Thursday, August 23, 2001
Cyndi's World a living dream
Country singer's debut a chart-climber
By JANE STEVENSON -- Toronto Sun
Good genes certainly haven't hurt the burgeoning career of country music newcomer Cyndi Thomson.  Just get a load of the 24 year-old Tifton, Ga native's pretty face staring out from the cover of her southern-drenched debut album, My World.  It was realeased three weeks ago with some buzz because of her chart-climbing single, What I Really Meant To Say. 
Thomson's already being compared to such country music glamour-pusses as Shania Twain, Faith Hill and the Dixie Chicks.
"Some people tell me that this is as big as Shania and Faith, I've heard that," says Thomson, relaxing with a glass of wine over lunch recently in Toronto, the day after performing an acoustic showcase at the Top O' The Senator.
"I mean, I always laugh because who knows what tomorrow brings?  I have no idea.  I just know I'm just so fortunate to be able to do this now, and this isn't a BS answer, this is the truth." 

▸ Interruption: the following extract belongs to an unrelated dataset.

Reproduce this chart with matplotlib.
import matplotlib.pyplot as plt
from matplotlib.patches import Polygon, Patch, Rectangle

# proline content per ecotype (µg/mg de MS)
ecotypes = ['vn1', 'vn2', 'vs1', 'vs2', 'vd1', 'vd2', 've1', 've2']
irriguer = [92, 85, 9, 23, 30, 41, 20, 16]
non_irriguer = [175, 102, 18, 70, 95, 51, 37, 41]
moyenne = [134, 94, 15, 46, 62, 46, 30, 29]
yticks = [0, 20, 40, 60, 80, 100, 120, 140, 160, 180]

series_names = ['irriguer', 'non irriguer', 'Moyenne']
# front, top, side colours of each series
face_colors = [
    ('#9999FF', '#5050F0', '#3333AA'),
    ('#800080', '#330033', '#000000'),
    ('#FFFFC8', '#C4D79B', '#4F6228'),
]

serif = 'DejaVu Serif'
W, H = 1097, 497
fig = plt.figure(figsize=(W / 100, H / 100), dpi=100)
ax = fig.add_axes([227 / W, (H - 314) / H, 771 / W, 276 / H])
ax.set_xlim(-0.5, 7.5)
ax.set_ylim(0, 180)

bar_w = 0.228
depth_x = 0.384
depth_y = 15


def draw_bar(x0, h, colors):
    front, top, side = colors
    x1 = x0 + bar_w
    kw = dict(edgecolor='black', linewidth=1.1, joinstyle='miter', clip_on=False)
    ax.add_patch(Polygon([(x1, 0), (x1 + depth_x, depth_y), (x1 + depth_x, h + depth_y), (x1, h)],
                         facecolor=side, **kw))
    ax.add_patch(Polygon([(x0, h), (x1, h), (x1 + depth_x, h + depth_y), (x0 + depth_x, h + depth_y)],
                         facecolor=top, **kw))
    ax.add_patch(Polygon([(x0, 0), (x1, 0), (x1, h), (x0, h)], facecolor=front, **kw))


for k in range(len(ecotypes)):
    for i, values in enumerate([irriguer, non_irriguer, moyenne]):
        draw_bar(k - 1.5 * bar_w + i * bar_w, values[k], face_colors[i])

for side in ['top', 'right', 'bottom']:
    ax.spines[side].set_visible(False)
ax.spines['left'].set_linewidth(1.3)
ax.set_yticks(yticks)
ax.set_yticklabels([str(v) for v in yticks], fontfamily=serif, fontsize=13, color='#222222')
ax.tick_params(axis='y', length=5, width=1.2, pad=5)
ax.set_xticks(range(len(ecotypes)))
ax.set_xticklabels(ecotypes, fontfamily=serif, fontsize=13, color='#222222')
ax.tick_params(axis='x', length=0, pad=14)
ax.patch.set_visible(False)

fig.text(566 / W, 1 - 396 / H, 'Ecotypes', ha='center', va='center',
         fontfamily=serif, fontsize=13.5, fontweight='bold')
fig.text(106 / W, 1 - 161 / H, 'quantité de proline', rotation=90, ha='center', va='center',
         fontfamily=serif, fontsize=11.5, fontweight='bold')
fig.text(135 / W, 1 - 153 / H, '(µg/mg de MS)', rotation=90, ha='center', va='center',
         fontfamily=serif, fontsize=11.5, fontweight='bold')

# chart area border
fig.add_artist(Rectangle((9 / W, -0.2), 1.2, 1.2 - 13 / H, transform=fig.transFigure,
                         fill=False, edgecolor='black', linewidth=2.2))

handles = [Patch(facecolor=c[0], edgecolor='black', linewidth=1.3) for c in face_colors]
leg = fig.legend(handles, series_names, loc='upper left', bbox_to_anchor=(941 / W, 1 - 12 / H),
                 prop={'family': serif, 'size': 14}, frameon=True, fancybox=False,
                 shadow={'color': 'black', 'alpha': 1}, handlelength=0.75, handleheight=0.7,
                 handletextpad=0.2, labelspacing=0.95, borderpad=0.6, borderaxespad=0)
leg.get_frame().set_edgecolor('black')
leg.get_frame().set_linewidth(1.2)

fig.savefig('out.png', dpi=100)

Thomson's road to a recording contract began somewhat strangely.  While waitressing in Nashville, she was hired as one of two models to shave their legs in two bathtubs during the release party for Deana Carter's
Did I Shave My Legs For This?  "Yeah, we hung our legs out the tubs and shave them for, like, three hours," said Thomson, whose sound is now being compared to Carter's.  "I was wearing a towel with this bathing suit underneath.  It was a little sexy, obviously, but it wasn't, like, low enough to the ground where it was, like, 'look at our girls!' like a strip club would have 'em.  It was up high and we were atmoshere, that's what we were." 

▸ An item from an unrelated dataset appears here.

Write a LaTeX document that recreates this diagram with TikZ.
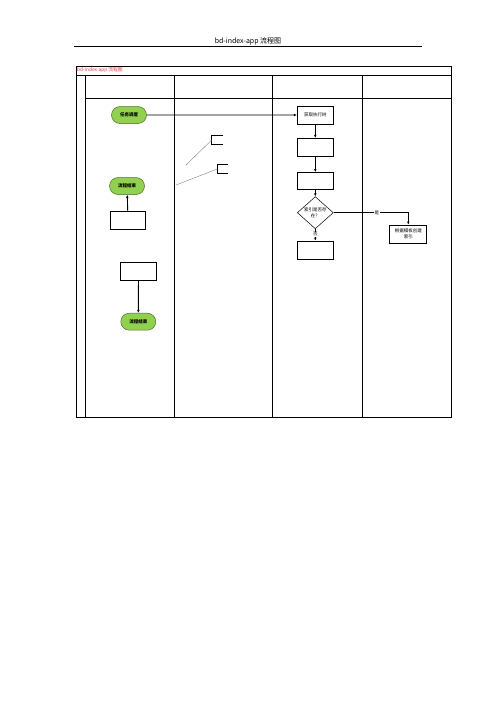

It was the other leg shaver who eventually ended up introducing Thomson to her songwriting partner and producer Tommy Lee James.  Since then, Thomson has sung two songs at the Grand Ole Opry -- "I had an out-of-body experience and came back to jello legs," she reports -- and opened on four dates for her childhood idol, Trisha Yearwood.  She's next opening for Jo Dee Messina. 

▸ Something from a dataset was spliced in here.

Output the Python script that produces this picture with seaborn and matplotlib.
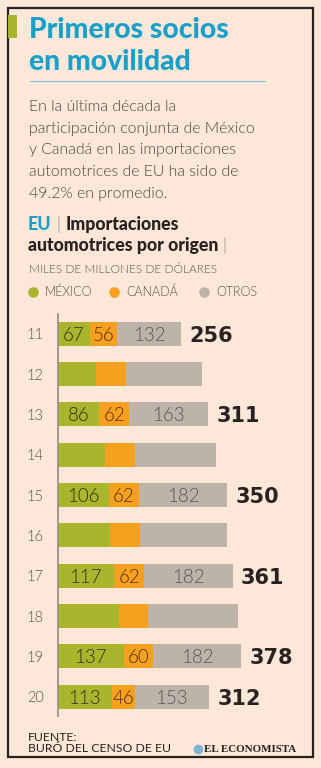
import matplotlib
matplotlib.use("Agg")
import matplotlib.pyplot as plt
import seaborn as sns
import pandas as pd
from matplotlib.lines import Line2D
from matplotlib.patches import Rectangle

# ---------------- data ----------------
years = ["11", "12", "13", "14", "15", "16", "17", "18", "19", "20"]
mexico = [67, 79, 86, 97, 106, 108, 117, 127, 137, 113]
canada = [56, 62, 62, 63, 62, 62, 62, 59, 60, 46]
otros = [132, 157, 163, 167, 182, 180, 182, 187, 182, 153]
total_labels = ["256", "", "311", "", "350", "", "361", "", "378", "312"]
show_values = [True, False, True, False, True, False, True, False, True, True]
legend_labels = ["MÉXICO", "CANADÁ", "OTROS"]

# ---------------- style ----------------
BG = "#fce7d9"
GREEN = "#a9b52c"
ORANGE = "#f6a020"
GRAY = "#bdb3a9"
CYAN = "#18a0c9"
DARK = "#2a2220"
TXT = "#4d4343"
LIGHT = 300

sns.set_theme(style="white")
plt.rcParams["font.family"] = ["Lato", "DejaVu Sans"]

W, H = 321, 768
fig = plt.figure(figsize=(W / 100, H / 100), dpi=100, facecolor=BG)


def fx(px):
    return px / W


def fy(py):
    return 1 - py / H


# frame
fig.add_artist(Rectangle((fx(8), fy(757)), fx(313) - fx(8), fy(8) - fy(757),
                         transform=fig.transFigure, fill=False, ec=DARK, lw=1.6))
# green accent
fig.add_artist(Rectangle((fx(8), fy(38)), fx(17) - fx(8), fy(15) - fy(38),
                         transform=fig.transFigure, fc=GREEN, ec="none"))

# title
fig.text(fx(29), fy(38), "Primeros socios", color=CYAN, fontsize=20.3,
         fontweight="black", va="baseline", ha="left")
fig.text(fx(29), fy(70), "en movilidad", color=CYAN, fontsize=20.3,
         fontweight="black", va="baseline", ha="left")
fig.add_artist(Line2D([fx(30), fx(265)], [fy(81), fy(81)], transform=fig.transFigure,
                      color="#7cc3dc", lw=0.8))

sub = ["En la última década la",
       "participación conjunta de México",
       "y Canadá en las importaciones",
       "automotrices de EU ha sido de",
       "49.2% en promedio."]
for i, line in enumerate(sub):
    fig.text(fx(29), fy(111 + i * 21.7), line, color=TXT, fontsize=11.4,
             fontweight=LIGHT, va="baseline", ha="left")

# chart heading with mixed colors
renderer = fig.canvas.get_renderer()


def seq_text(x_px, y_px, parts):
    x = x_px
    for s, kw in parts:
        t = fig.text(fx(x), fy(y_px), s, va="baseline", ha="left", **kw)
        bb = t.get_window_extent(renderer=renderer)
        x += bb.width
    return x


seq_text(28, 230, [("EU", dict(color=CYAN, fontsize=12.8, fontweight="black")),
                   (" | ", dict(color="#8a8080", fontsize=12.8, fontweight=LIGHT)),
                   ("Importaciones", dict(color=DARK, fontsize=12.8, fontweight="black"))])
seq_text(28, 251, [("automotrices por origen", dict(color=DARK, fontsize=12.8, fontweight="black")),
                   (" |", dict(color="#8a8080", fontsize=12.8, fontweight=LIGHT))])
fig.text(fx(29), fy(273), "MILES DE MILLONES DE DÓLARES", color="#5a5050",
         fontsize=8.6, fontweight=LIGHT, va="baseline")

leg_colors = [GREEN, ORANGE, GRAY]
leg_x = [33, 114, 204]
for lab, c, x in zip(legend_labels, leg_colors, leg_x):
    fig.add_artist(Line2D([fx(x)], [fy(292)], transform=fig.transFigure, marker="o",
                          ms=6.6, color=c, linestyle="none"))
    fig.text(fx(x + 12), fy(296), lab, color="#5a5050", fontsize=9,
             fontweight=LIGHT, va="baseline")

# ---------------- bars ----------------
SCALE = 0.485  # px per unit
ax = fig.add_axes([fx(57.5), fy(716), fx(313) - fx(57.5), fy(314) - fy(716)])
ax.set_facecolor("none")

cum_mc = [m + c for m, c in zip(mexico, canada)]
cum_all = [m + c + o for m, c, o in zip(mexico, canada, otros)]
df = pd.DataFrame({"year": years, "mexico": mexico, "mc": cum_mc, "all": cum_all})

for col, colr in [("all", GRAY), ("mc", ORANGE), ("mexico", GREEN)]:
    sns.barplot(data=df, x=col, y="year", color=colr, orient="h", width=0.6,
                saturation=1, ax=ax, order=years, linewidth=0)

ax.set_xlim(0, (313 - 57.5) / SCALE)
ax.set_ylim(9.48, -0.49)
ax.set_xlabel("")
ax.set_ylabel("")
ax.set_xticks([])
for s in ["top", "right", "bottom"]:
    ax.spines[s].set_visible(False)
ax.spines["left"].set_color("#9c9189")
ax.spines["left"].set_linewidth(1.3)
ax.tick_params(axis="y", length=0, pad=10, labelsize=10.5, labelcolor="#5a5050")
for lab in ax.get_yticklabels():
    lab.set_fontweight(LIGHT)

for i in range(len(years)):
    if show_values[i]:
        m, c, o = mexico[i], canada[i], otros[i]
        ax.text(m / 2, i, str(m), ha="center", va="center_baseline",
                fontsize=13.5, fontweight=LIGHT, color="#33301c")
        ax.text(m + c / 2, i, str(c), ha="center", va="center_baseline",
                fontsize=13.5, fontweight=LIGHT, color="#5a300c")
        ax.text(m + c + o / 2, i, str(o), ha="center", va="center_baseline",
                fontsize=13.5, fontweight=LIGHT, color="#5c5652")
    if total_labels[i]:
        ax.annotate(total_labels[i], (cum_all[i], i), xytext=(6, 0),
                    textcoords="offset points", ha="left", va="center_baseline",
                    fontsize=15, fontweight="black", color=DARK,
                    family=["DejaVu Sans"])

# ---------------- footer ----------------
fig.text(fx(28), fy(741), "FUENTE:", color=DARK, fontsize=8.8, va="baseline")
fig.text(fx(28), fy(752.5), "BURÓ DEL CENSO DE EU", color=DARK, fontsize=8.8, va="baseline")
fig.add_artist(Line2D([fx(197.5)], [fy(748.5)], transform=fig.transFigure, marker="o",
                      ms=6.0, color="#7fb4d2", linestyle="none"))
fig.text(fx(204), fy(752.5), "EL ECONOMISTA", color=DARK, fontsize=7.9,
         fontweight="bold", family=["Liberation Serif"], va="baseline")

fig.savefig("out.png", dpi=100, facecolor=BG)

The Thomson-Yearwood connection goes back a long way.  Thomson was 13 years old when she first heard Yearwood sing "She's in Love With the Boy" and decided she wanted to be a country music singer.  So to be finally opening for Trisha Yearwood was overwhelming.
"I wish you could read my journal because I could not stop writing about that night -- I just kept writing and writing and writing," says Thomson.  "I remember when I heard her singing for her sound check.  I ran as fast as I could to the stage door, and as soon as I hit the door, I walked real cool, like, 'no big deal. It's Trisha Yearwood.' 
"And I got outside to where the venue's seats were, it was the middle of the day, and I just sat there and just watched her and couldn't believe my eyes.  And I just started crying."
Now before you go thinking that Thomson's some wuss, she has a pretty good tale to tell about actually meeting Yearwood for the first time when she was seventeen.  Thomson, who skipped school that day, went to see Yearwood at an autograph at an Atlanta mall.
"In front of my mom and me were this really poor family -- they were really poor and dirty.  They had three children who didn't have any shoes.  So when it became their turn to step up to the stage to meet Trisha, she didn't hesitate one minute with those children.  She just picked them up and loved them and their little faces were just so bright.  because it looked like they felt invincible and loved at the same time.  Trisha did too.  She just loved those people.  I looked at mom and I was like, 'I don't need to meet her because I just did'."